**Data shown**
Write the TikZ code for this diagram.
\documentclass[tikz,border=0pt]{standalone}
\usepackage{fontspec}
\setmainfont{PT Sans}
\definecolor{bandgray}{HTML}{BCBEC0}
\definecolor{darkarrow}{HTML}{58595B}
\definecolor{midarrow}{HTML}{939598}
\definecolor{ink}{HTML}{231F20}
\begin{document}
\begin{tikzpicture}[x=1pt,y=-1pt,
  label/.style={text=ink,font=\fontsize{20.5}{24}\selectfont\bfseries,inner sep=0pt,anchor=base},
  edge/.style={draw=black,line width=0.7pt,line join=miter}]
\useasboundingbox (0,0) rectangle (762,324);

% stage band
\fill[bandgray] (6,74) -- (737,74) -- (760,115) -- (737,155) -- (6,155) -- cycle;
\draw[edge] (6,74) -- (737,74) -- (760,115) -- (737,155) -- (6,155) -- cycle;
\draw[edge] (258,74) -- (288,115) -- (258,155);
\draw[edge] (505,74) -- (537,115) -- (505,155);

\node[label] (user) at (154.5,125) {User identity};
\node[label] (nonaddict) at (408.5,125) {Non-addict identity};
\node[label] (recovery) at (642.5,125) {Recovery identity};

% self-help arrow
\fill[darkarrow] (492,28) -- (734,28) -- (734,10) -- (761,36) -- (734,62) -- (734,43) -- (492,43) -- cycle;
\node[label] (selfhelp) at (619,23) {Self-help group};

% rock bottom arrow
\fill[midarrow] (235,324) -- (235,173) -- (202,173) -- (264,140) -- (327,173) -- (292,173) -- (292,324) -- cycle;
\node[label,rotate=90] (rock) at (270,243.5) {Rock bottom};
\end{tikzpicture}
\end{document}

**To do**
Go through the listing and print each line exactly as it appears.

**Reply to the exercise**
Write the TikZ code for this diagram.
\documentclass[tikz,border=0pt]{standalone}
\usepackage{fontspec}
\setmainfont{PT Sans}
\definecolor{bandgray}{HTML}{BCBEC0}
\definecolor{darkarrow}{HTML}{58595B}
\definecolor{midarrow}{HTML}{939598}
\definecolor{ink}{HTML}{231F20}
\begin{document}
\begin{tikzpicture}[x=1pt,y=-1pt,
  label/.style={text=ink,font=\fontsize{20.5}{24}\selectfont\bfseries,inner sep=0pt,anchor=base},
  edge/.style={draw=black,line width=0.7pt,line join=miter}]
\useasboundingbox (0,0) rectangle (762,324);

% stage band
\fill[bandgray] (6,74) -- (737,74) -- (760,115) -- (737,155) -- (6,155) -- cycle;
\draw[edge] (6,74) -- (737,74) -- (760,115) -- (737,155) -- (6,155) -- cycle;
\draw[edge] (258,74) -- (288,115) -- (258,155);
\draw[edge] (505,74) -- (537,115) -- (505,155);

\node[label] (user) at (154.5,125) {User identity};
\node[label] (nonaddict) at (408.5,125) {Non-addict identity};
\node[label] (recovery) at (642.5,125) {Recovery identity};

% self-help arrow
\fill[darkarrow] (492,28) -- (734,28) -- (734,10) -- (761,36) -- (734,62) -- (734,43) -- (492,43) -- cycle;
\node[label] (selfhelp) at (619,23) {Self-help group};

% rock bottom arrow
\fill[midarrow] (235,324) -- (235,173) -- (202,173) -- (264,140) -- (327,173) -- (292,173) -- (292,324) -- cycle;
\node[label,rotate=90] (rock) at (270,243.5) {Rock bottom};
\end{tikzpicture}
\end{document}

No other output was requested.